The CIA’s former acting general counsel, John Rizzo, was involved in the programme from the start until 2009. He had a career at the CIA since the 1970s and was a main author of the 2001 Memorandum of Notification to the president that gave the CIA broad power to torture. Bush (pace Cheney’s recent comments), according to the intelligence committee report, was not briefed in detail on the actual techniques until 2006. The original authorization for the torture programme seems to have come from the Memorandum of Notification, a presidential document drafted by the CIA itself and signed by Bush on September 17, 2001.

An internal CIA draft letter to the attorney general sought a formal declaration that there would be no prosecutions of torturers.  When the Justice Department’s Criminal Division refused to provide immunity, the CIA lied to the Justice Department and found lawyers who would do their bidding. John Yoo, the author of the original torture memo, told the Office of Professional Responsibility that he would not have judged waterboarding legal if he had known the truth about how brutal it was.

In 1994, the US signed the Convention against Torture.
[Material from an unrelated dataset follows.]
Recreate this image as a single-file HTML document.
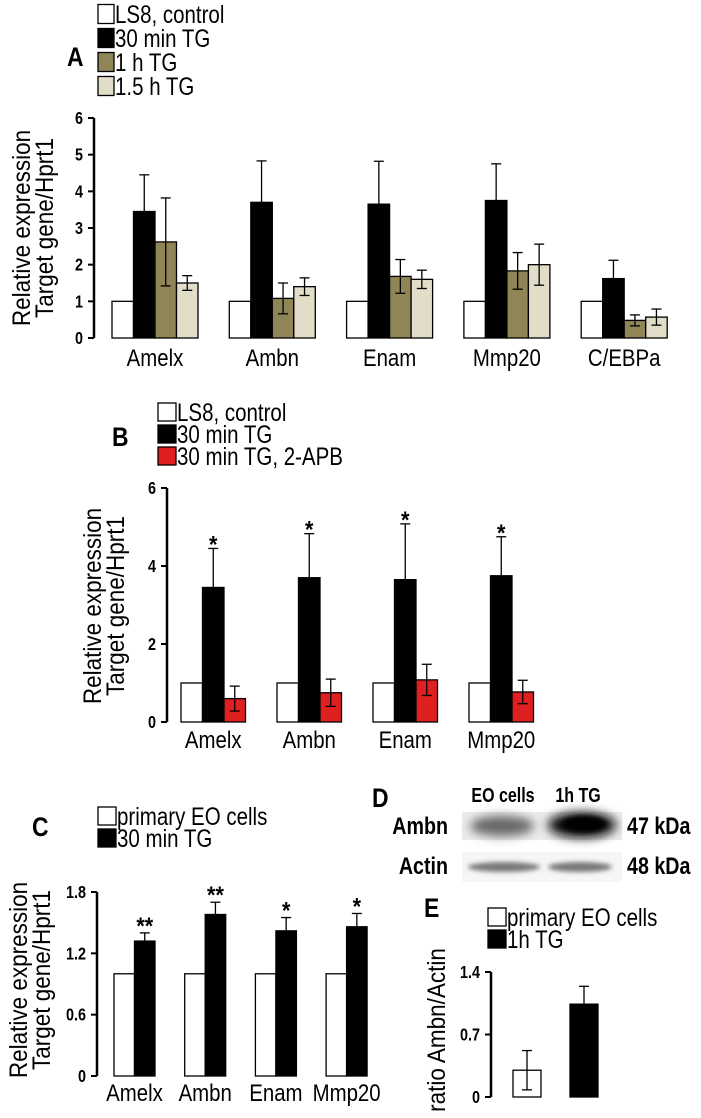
<!DOCTYPE html>
<html><head><meta charset="utf-8"><style>
html,body{margin:0;padding:0;background:#fff;}
svg{display:block;font-family:"Liberation Sans",sans-serif;}
</style></head><body>
<svg id="fig" width="701" height="1118" viewBox="0 0 701 1118" xmlns="http://www.w3.org/2000/svg">
<defs>
<filter id="blur" x="-30%" y="-60%" width="160%" height="220%"><feGaussianBlur stdDeviation="5"/></filter>
<filter id="blur2" x="-30%" y="-60%" width="160%" height="220%"><feGaussianBlur stdDeviation="2.5"/></filter>
</defs>
<g id="root"></g>
</svg>
<script>
// Panel A data
const catsA = ["Amelx","Ambn","Enam","Mmp20","C/EBPa"];
const ctrlA = [1,1,1,1,1];
const tg30A = [3.45,3.7,3.65,3.75,1.62];
const tg30ErrA = [1.0,1.13,1.17,1.0,0.5];
const tg1hA = [2.62,1.08,1.68,1.83,0.48];
const tg1hErrA = [1.2,0.42,0.46,0.5,0.15];
const tg15A = [1.5,1.4,1.6,2.0,0.57];
const tg15ErrA = [0.2,0.24,0.25,0.56,0.22];
const ticksA = [0,1,2,3,4,5,6];
// Panel B data
const catsB = ["Amelx","Ambn","Enam","Mmp20"];
const ctrlB = [1,1,1,1];
const tg30B = [3.45,3.7,3.65,3.75];
const tg30ErrB = [1.0,1.13,1.43,1.0];
const apbB = [0.6,0.75,1.08,0.77];
const apbErrB = [0.32,0.35,0.4,0.3];
const starsB = ["*","*","*","*"];
const ticksB = [0,2,4,6];
// Panel C data
const catsC = ["Amelx","Ambn","Enam","Mmp20"];
const ctrlC = [1,1,1,1];
const tg30C = [1.32,1.58,1.42,1.46];
const tg30ErrC = [0.08,0.12,0.13,0.13];
const starsC = ["**","**","*","*"];
const ticksC = [0,0.6,1.2,1.8];
const tickLabC = ["0","0.6","1.2","1.8"];
// Panel E data
const catsE = ["primary EO cells","1h TG"];
const valsE = [0.3,1.04];
const errE = [0.22,0.2];
const ticksE = [0,0.7,1.4];
const tickLabE = ["0","0.7","1.4"];

const NS="http://www.w3.org/2000/svg";
const root=document.getElementById('root');
function mk(tag,attrs,parent,txt){const e=document.createElementNS(NS,tag);for(const k in attrs)e.setAttribute(k,attrs[k]);if(txt!==undefined)e.textContent=txt;(parent||root).appendChild(e);return e;}
function T(g,x,y,s,size,opts){
  opts=opts||{};
  const sx=opts.sx||0.82;
  const a={x:0,y:0,'font-size':size,transform:`translate(${x},${y})${opts.rot?' rotate(-90)':''} scale(${sx},1)`};
  if(opts.anchor)a['text-anchor']=opts.anchor;
  if(opts.bold)a['font-weight']='bold';
  return mk('text',a,g,s);
}
function scale(d0,d1,r0,r1){return v=>r0+(v-d0)/(d1-d0)*(r1-r0);}

function axis(g,x,y,ticks,labels,top){
  const ln=mk('line',{x1:x,y1:y(ticks[0]),x2:x,y2:y(top),stroke:'#000','stroke-width':2.5},g);
  
  
  ticks.forEach((t,i)=>{
    const tl=mk('line',{x1:x-6,y1:y(t),x2:x,y2:y(t),stroke:'#000','stroke-width':2},g);
    
    
    const tx=T(g,x-11,y(t)+6,labels?labels[i]:String(t),18,{anchor:'end',bold:true,sx:0.8});
    
    
  });
}
function bar(g,x,w,y,v,fill,name){
  const r=mk('rect',{x:x,y:y(v),width:w,height:y(0)-y(v),fill:fill,stroke:'#000','stroke-width':1.3},g);
  
  
}
function err(g,cx,y,v,e,both){
  const lo=both?v-e:v;
  const l=mk('line',{x1:cx,y1:y(lo),x2:cx,y2:y(v+e),stroke:'#000','stroke-width':1.3},g);
  
  
  mk('line',{x1:cx-5,y1:y(v+e),x2:cx+5,y2:y(v+e),stroke:'#000','stroke-width':1.3},g);
  if(both) mk('line',{x1:cx-5,y1:y(lo),x2:cx+5,y2:y(lo),stroke:'#000','stroke-width':1.3},g);
}
function legend(g,x,y0,dy,items,w,h){
  items.forEach((it,i)=>{
    const r=mk('rect',{x:x,y:y0+i*dy-h/2,width:w,height:h,fill:it[1],stroke:'#000','stroke-width':1.3},g);
    
    
    const t=T(g,x+w+1,y0+i*dy+9,it[0],25,{sx:0.82});
    
    
  });
}
function ytitle(g,cx,cy,lines){
  lines.forEach((s,i)=>{
    const t=T(g,cx+i*23,cy,s,25,{anchor:'middle',rot:true,sx:0.9});
    
    
  });
}
function label(g,x,y,s,name){const t=T(g,x,y,s,27,{bold:true,sx:0.85});return t;}
function xlab(g,x,y,s){const t=T(g,x,y,s,24,{anchor:'middle',sx:0.85});}
function star(g,x,y,s){const t=T(g,x,y,s,24,{anchor:'middle',bold:true,sx:0.9});}

// ---------- Panel A ----------
{
const g=mk('g',{});  
label(g,67,66,'A','panel-a-label');
legend(g,98,14,24,[["LS8, control","#fff"],["30 min TG","#000"],["1 h TG","#8f8557"],["1.5 h TG","#e1ddc9"]],16,19);
const y=scale(0,6,338,118);
ytitle(g,30,228,["Relative expression","Target gene/Hprt1"]);
axis(g,94,y,ticksA,null,6);
const bw=21.5, x0=112, sp=117.3;
catsA.forEach((c,i)=>{
  const gx=x0+i*sp;
  bar(g,gx,bw,y,ctrlA[i],'#fff','bar-control');
  bar(g,gx+bw,bw,y,tg30A[i],'#000','bar-30min');
  err(g,gx+bw*1.5,y,tg30A[i],tg30ErrA[i],false);
  bar(g,gx+bw*2,bw,y,tg1hA[i],'#8f8557','bar-1h');
  err(g,gx+bw*2.5,y,tg1hA[i],tg1hErrA[i],true);
  bar(g,gx+bw*3,bw,y,tg15A[i],'#e1ddc9','bar-1-5h');
  err(g,gx+bw*3.5,y,tg15A[i],tg15ErrA[i],true);
  xlab(g,gx+bw*2,366,c);
});
}
// ---------- Panel B ----------
{
const g=mk('g',{});  
label(g,112,446,'B','panel-b-label');
legend(g,158,412,22,[["LS8, control","#fff"],["30 min TG","#000"],["30 min TG, 2-APB","#e02020"]],18,18);
const y=scale(0,6,722,488);
ytitle(g,101,606,["Relative expression","Target gene/Hprt1"]);
axis(g,167,y,ticksB,null,6);
const bw=21.5, x0=181, sp=96;
catsB.forEach((c,i)=>{
  const gx=x0+i*sp;
  bar(g,gx,bw,y,ctrlB[i],'#fff','bar-control');
  bar(g,gx+bw,bw,y,tg30B[i],'#000','bar-30min');
  err(g,gx+bw*1.5,y,tg30B[i],tg30ErrB[i],false);
  star(g,gx+bw*1.5,y(tg30B[i]+tg30ErrB[i])+4,starsB[i]);
  bar(g,gx+bw*2,bw,y,apbB[i],'#e02020','bar-2apb');
  err(g,gx+bw*2.5,y,apbB[i],apbErrB[i],true);
  xlab(g,gx+bw*1.5,748,c);
});
}
// ---------- Panel C ----------
{
const g=mk('g',{});  
label(g,32,836,'C','panel-c-label');
legend(g,98,816,22,[["primary EO cells","#fff"],["30 min TG","#000"]],18,18);
const y=scale(0,1.8,1076,892);
ytitle(g,27,980,["Relative expression","Target gene/Hprt1"]);
axis(g,97,y,ticksC,tickLabC,1.8);
const bw=20.5, x0=114, sp=70.7;
catsC.forEach((c,i)=>{
  const gx=x0+i*sp;
  bar(g,gx,bw,y,ctrlC[i],'#fff','bar-control');
  bar(g,gx+bw,bw,y,tg30C[i],'#000','bar-30min');
  err(g,gx+bw*1.5,y,tg30C[i],tg30ErrC[i],false);
  star(g,gx+bw*1.5,y(tg30C[i]+tg30ErrC[i])+1,starsC[i]);
  xlab(g,gx+bw,1101,c);
});
}
// ---------- Panel D (blot) ----------
{
const g=mk('g',{});  
label(g,372,807,'D','panel-d-label');
[["EO cells",503],["1h TG",578]].forEach(a=>{const t=T(g,a[1],802,a[0],20,{anchor:'middle',bold:true,sx:0.8});});
[["Ambn",834],["Actin",874]].forEach(a=>{const t=T(g,448,a[1],a[0],24,{anchor:'end',bold:true,sx:0.82});});
[["47 kDa",834],["48 kDa",874]].forEach(a=>{const t=T(g,627,a[1],a[0],24,{bold:true,sx:0.82});});
const s1=mk('rect',{x:462,y:812,width:160,height:28,fill:'#ececec'},g);


mk('ellipse',{cx:502,cy:826,rx:32,ry:10,fill:'#666','filter':'url(#blur)'},g);
mk('ellipse',{cx:582,cy:825,rx:34,ry:13,fill:'#111','filter':'url(#blur)'},g);
mk('ellipse',{cx:584,cy:824,rx:22,ry:8,fill:'#000','filter':'url(#blur2)'},g);
const s2=mk('rect',{x:462,y:852,width:160,height:30,fill:'#f6f6f6'},g);


mk('ellipse',{cx:504,cy:867,rx:36,ry:5,fill:'#777','filter':'url(#blur2)'},g);
mk('ellipse',{cx:580,cy:867,rx:32,ry:5,fill:'#777','filter':'url(#blur2)'},g);
}
// ---------- Panel E ----------
{
const g=mk('g',{});  
label(g,424,917,'E','panel-e-label');
legend(g,488,917,22,[["primary EO cells","#fff"],["1h TG","#000"]],18,18);
const y=scale(0,1.4,1097,972);
const yt=T(g,445,1030,'ratio Ambn/Actin',25,{anchor:'middle',rot:true,sx:0.9});


axis(g,491,y,ticksE,tickLabE,1.4);
const xs=[513,570], bw=28;
catsE.forEach((c,i)=>{
  bar(g,xs[i],bw,y,valsE[i],i===0?'#fff':'#000',i===0?'bar-primary-eo':'bar-1h-tg');
  err(g,xs[i]+bw/2,y,valsE[i],errE[i],i===0);
});
}
</script>
</body></html>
This not only prohibits torture but also requires that it be investigated and punished. On his second day in office, Obama announced plans to close the Guantánamo detention facility within a year and to end immediately George W. Bush’s authorization of the use of “enhanced interrogation techniques”.  Although Obama once famously commented that “we tortured some folks” and that “I believe waterboarding was torture”, he has taken no action against the torturers. There are obvious avenues for investigation and possible prosecution, though the Obama administration shows no interest taking them.

This avoidance means that, practically speaking, torture remains an option for policymakers rather than a criminal offense. CIA director John Brennan has explicitly refused to rule out the CIA’s use of enhanced interrogation techniques under a future administration. The message to future presidents facing a serious security threat is that the prohibition of torture can be ignored without consequence. Abusive security forces from around the world are likely to take heart from that precedent as well.

Michael White was lambasted when he wrote in the Guardian: “it is also a day of redemption for the American system of imperfectly accountable government and that country’s many enemies should remember that as they hurl bricks and demand the prosecution of offenders”.

In his recent book Pay Any Price, investigative journalist James Risen described two of the most consequential aspects of American national security policy after September 11: the organized torture of al-Qaeda suspects in secret CIA prisons and the mass surveillance of communications by Americans carried out by the National Security Agency. There is a third consequence- attempts to muzzle the media. The Department of Justice prosecuted and imprisoned about half a dozen press sources for disclosing classified information  about mass surveillance and torture.

At his first inauguration, Barack Obama rejected “as false the choice between our safety and our ideals.” Fine words. Risen writes:  “The rush to transform the United States from an open society to a walled fortress, prompted by the 9/11 attacks and propelled by billions of dollars spent on homeland security”, has left little room for serious public debate about “how best to balance security, civil liberties and freedom of movement. It is no longer much of a debate—security always wins.”